Last year, my professor in Public International Law asked us to submit an essay on Customary International Law. However, he wanted it hand-written. It would have made no difference to me whether it was hand-written or type-written. After all, I came from a generation where we had no computers growing up. The exception when I was in college was the typewritten essays. Most are submitted hand-written. If the paper is required to be in type written form, everyone would first complete a hand-written final draft and copy this draft using a manual typewriter (the IBM Selectrics were expensive tools that were not available to households). Drafting the paper by long hand was easier. The alternative if done directly through the typewriter would be minutes erasing the error with an ordinary eraser (we had no Typex or the liquid correcting fluid yet) or pulling out the bond paper altogether and starting all over again. The exercise would be made complicated if we wanted a copy of the paper for ourselves.
Advances in computer technology have changed all that. In doing the paper for my Public International Law subject, I found myself doing the reverse of what I used to do while in college. Instead of drafting and finalizing the paper by long hand, I found myself drafting the paper using the computer instead. Only after that did I transcribe the draft long hand.
This is just an example of changes in the way we do thing that occurred with the advent of computer technology. There are many more and changes will continue to occur as technology further improves.
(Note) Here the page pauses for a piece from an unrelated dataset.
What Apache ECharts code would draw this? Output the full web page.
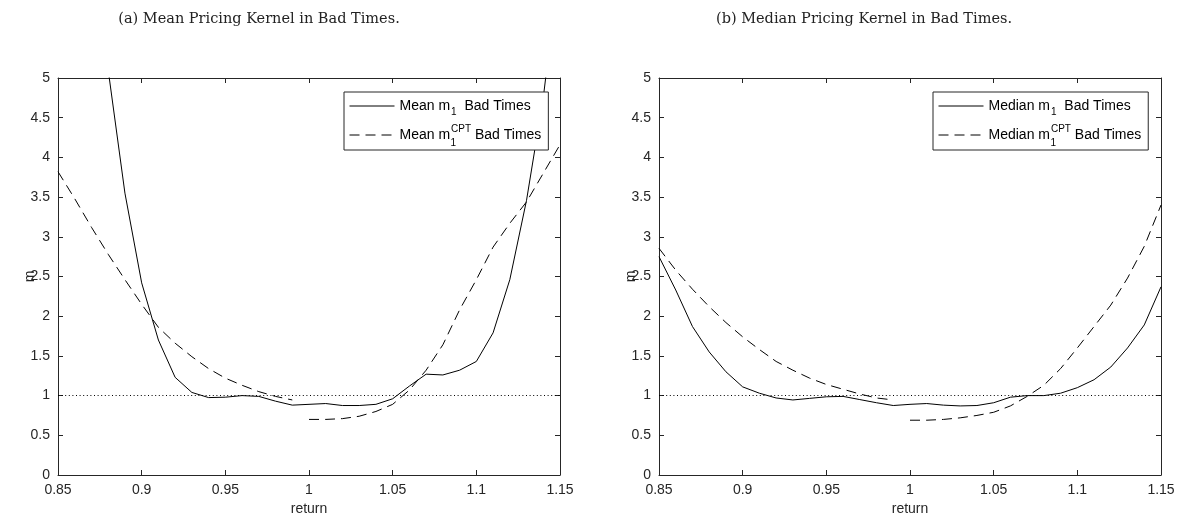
<!DOCTYPE html>
<html>
<head>
<meta charset="utf-8">
<script src="https://cdn.jsdelivr.net/npm/echarts@6/dist/echarts.min.js"></script>
<style>
html,body{margin:0;padding:0;background:#fff;}
#c{width:1178px;height:521px;}
</style>
</head>
<body>
<div id="c"></div>
<script>
// ---------------- data ----------------
const returns = [0.85,0.86,0.87,0.88,0.89,0.90,0.91,0.92,0.93,0.94,0.95,0.96,0.97,0.98,0.99,
                 1.00,1.01,1.02,1.03,1.04,1.05,1.06,1.07,1.08,1.09,1.10,1.11,1.12,1.13,1.14,1.15];
const returnsLoss = [0.85,0.86,0.87,0.88,0.89,0.90,0.91,0.92,0.93,0.94,0.95,0.96,0.97,0.98,0.99];
const returnsGain = [1.00,1.01,1.02,1.03,1.04,1.05,1.06,1.07,1.08,1.09,1.10,1.11,1.12,1.13,1.14,1.15];

const meanM1 = [16, 11, 7.5, 5.1, 3.55, 2.42, 1.70, 1.23, 1.04, 0.975, 0.98, 1.0, 0.99, 0.93, 0.88,
                0.89, 0.90, 0.875, 0.875, 0.89, 0.96, 1.12, 1.27, 1.26, 1.32, 1.43, 1.79, 2.46, 3.46, 4.75, 6.5];
const meanCptLoss = [3.82, 3.48, 3.12, 2.78, 2.46, 2.15, 1.86, 1.66, 1.49, 1.34, 1.22, 1.13, 1.05, 0.99, 0.945];
const meanCptGain = [0.70, 0.70, 0.71, 0.74, 0.80, 0.89, 1.07, 1.32, 1.64, 2.08, 2.46, 2.87, 3.17, 3.44, 3.80, 4.16];

const medianM1 = [2.75, 2.33, 1.87, 1.55, 1.30, 1.11, 1.03, 0.97, 0.945, 0.965, 0.985, 0.99, 0.95, 0.91, 0.875,
                  0.89, 0.90, 0.88, 0.87, 0.875, 0.91, 0.98, 1.0, 1.0, 1.03, 1.10, 1.20, 1.36, 1.60, 1.89, 2.37];
const medianCptLoss = [2.855, 2.58, 2.34, 2.12, 1.92, 1.74, 1.58, 1.43, 1.32, 1.22, 1.14, 1.08, 1.02, 0.97, 0.945];
const medianCptGain = [0.69, 0.69, 0.70, 0.72, 0.75, 0.79, 0.87, 0.99, 1.13, 1.34, 1.60, 1.87, 2.14, 2.48, 2.88, 3.40];

const refLevel = 1;
const xRange = [0.85, 1.15], xStep = 0.05;
const yRange = [0, 5], yStep = 0.5;

const titles = ['(a) Mean Pricing Kernel in Bad Times.', '(b) Median Pricing Kernel in Bad Times.'];
const names = [
  ['Mean m1 Bad Times', 'Mean m1CPT Bad Times'],
  ['Median m1 Bad Times', 'Median m1CPT Bad Times']
];
const legendPrefix = ['Mean m', 'Median m'];

// ---------------- layout ----------------
const SANS = '"Liberation Sans", Arial, sans-serif';
const AX = '#262626';
const grids = [
  {left: 58, top: 78, width: 502, height: 397},
  {left: 659, top: 78, width: 502, height: 397}
];
const legendPos = [{left: 344, top: 92}, {left: 933, top: 92}];
const titleX = [259, 864];

const pairs = (xs, ys) => xs.map((x, i) => [x, ys[i]]);
const fmt = v => String(+(+v).toFixed(2));

const xAxes = [], yAxes = [], series = [], legends = [], graphics = [];

const meas = document.createElement('canvas').getContext('2d');
meas.font = '14px "Liberation Sans"';

[[meanM1, meanCptLoss, meanCptGain], [medianM1, medianCptLoss, medianCptGain]].forEach((set, g) => {
  const baseTick = {inside: true, length: 5, lineStyle: {color: AX, width: 1}};
  const baseLine = {show: true, onZero: false, lineStyle: {color: AX, width: 1}};
  xAxes.push({
    gridIndex: g, type: 'value', position: 'bottom', min: xRange[0], max: xRange[1], interval: xStep,
    axisLine: baseLine, axisTick: baseTick, splitLine: {show: false},
    axisLabel: {formatter: fmt, color: AX, fontFamily: SANS, fontSize: 14, margin: 8},
    name: 'return', nameLocation: 'middle', nameGap: 27, nameMoveOverlap: false,
    nameTextStyle: {color: AX, fontFamily: SANS, fontSize: 14}
  });
  xAxes.push({
    gridIndex: g, type: 'value', position: 'top', min: xRange[0], max: xRange[1], interval: xStep,
    axisLine: baseLine, axisTick: baseTick, splitLine: {show: false}, axisLabel: {show: false}
  });
  yAxes.push({
    gridIndex: g, type: 'value', position: 'left', min: yRange[0], max: yRange[1], interval: yStep,
    axisLine: baseLine, axisTick: baseTick, splitLine: {show: false},
    axisLabel: {formatter: fmt, color: AX, fontFamily: SANS, fontSize: 14, margin: 8},
    name: 'm', nameLocation: 'middle', nameGap: 21, nameMoveOverlap: false,
    nameTextStyle: {color: AX, fontFamily: SANS, fontSize: 14}
  });
  yAxes.push({
    gridIndex: g, type: 'value', position: 'right', min: yRange[0], max: yRange[1], interval: yStep,
    axisLine: baseLine, axisTick: baseTick, splitLine: {show: false}, axisLabel: {show: false}
  });
  const xi = g * 2, yi = g * 2;
  series.push({
    name: names[g][0], type: 'line', xAxisIndex: xi, yAxisIndex: yi, symbol: 'none', clip: true,
    data: pairs(returns, set[0]),
    lineStyle: {color: '#000', width: 1, type: 'solid'}, itemStyle: {color: '#000'},
    markLine: {
      silent: true, symbol: ['none', 'none'], label: {show: false},
      lineStyle: {color: '#000', width: 1, type: [1, 2.6]},
      data: [{yAxis: refLevel}]
    }
  });
  series.push({
    name: names[g][1], type: 'line', xAxisIndex: xi, yAxisIndex: yi, symbol: 'none', clip: true,
    data: pairs(returnsLoss, set[1]),
    lineStyle: {color: '#000', width: 1, type: [10, 6]}, itemStyle: {color: '#000'}
  });
  series.push({
    name: names[g][1], type: 'line', xAxisIndex: xi, yAxisIndex: yi, symbol: 'none', clip: true,
    data: pairs(returnsGain, set[2]),
    lineStyle: {color: '#000', width: 1, type: [10, 6]}, itemStyle: {color: '#000'}
  });

  const pre = legendPrefix[g];
  legends.push({
    left: legendPos[g].left, top: legendPos[g].top, orient: 'vertical',
    selectedMode: false,
    data: [names[g][0], names[g][1]],
    itemWidth: 45, itemHeight: 14, itemGap: 7,
    padding: [7, 7, 8, 5],
    borderColor: AX, borderWidth: 1, backgroundColor: '#fff',
    itemStyle: {opacity: 0, color: 'transparent', borderWidth: 0},
    lineStyle: {opacity: 1, color: '#000', width: 1},
    formatter: n => n === names[g][0]
      ? '{t|' + pre + '}{sub|1}{t|  Bad Times}'
      : '{t|' + pre + '}{sup|CPT}{t| Bad Times}',
    textStyle: {
      color: '#000', fontFamily: SANS, fontSize: 14,
      rich: {
        t: {color: '#000', fontFamily: SANS, fontSize: 14},
        sub: {color: '#000', fontFamily: SANS, fontSize: 10, padding: [12, 0, 0, 1]},
        sup: {color: '#000', fontFamily: SANS, fontSize: 10, padding: [0, 0, 12, 1]}
      }
    }
  });
  // stacked subscript under the superscript of the second legend entry
  const textStart = legendPos[g].left + 5 + 45 + 5;
  graphics.push({
    type: 'text', z: 100, zlevel: 1,
    x: textStart + meas.measureText(pre).width + 1,
    y: legendPos[g].top + 51,
    style: {text: '1', font: '10px "Liberation Sans"', fill: '#000',
            textAlign: 'left', textVerticalAlign: 'middle', align: 'left', verticalAlign: 'middle'}
  });
  graphics.push({
    type: 'text', x: titleX[g], y: 19,
    style: {text: titles[g], font: '14.5px "DejaVu Serif"', fill: '#222',
            textAlign: 'center', textVerticalAlign: 'middle', align: 'center', verticalAlign: 'middle'}
  });
});

const chart = echarts.init(document.getElementById('c'), null, {renderer: 'canvas'});
chart.setOption({
  animation: false,
  backgroundColor: '#fff',
  grid: grids.map(g => Object.assign({containLabel: false, outerBoundsMode: 'none'}, g)),
  xAxis: xAxes,
  yAxis: yAxes,
  legend: legends,
  series: series,
  graphic: graphics
});
</script>
</body>
</html>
However, most, if not all, of us are not very conscious of the ramifications of these changes in our everyday life. When I was still in the corporate world and we were rapidly switching to e-mails as the main mode of communicating with clients, I was very worried about paper trails to evidence transactions. The evidence, so to speak, is lodged somewhere in the hard drive and could be lost either due to a computer virus through the inadvertent or wilful use of the delete key. A system had to be designed and implemented to preserve these important documents just to be safe.
While it is impossible to anticipate the changes that will be brought about in the future by technological innovations, it would be disastrous if we do not acknowledge that these changes may affect our individual rights and duties which need to be protected or enforced at all times. We must therefore be even more vigilant in preserving these rights as the unstoppable developments in computer technology continue.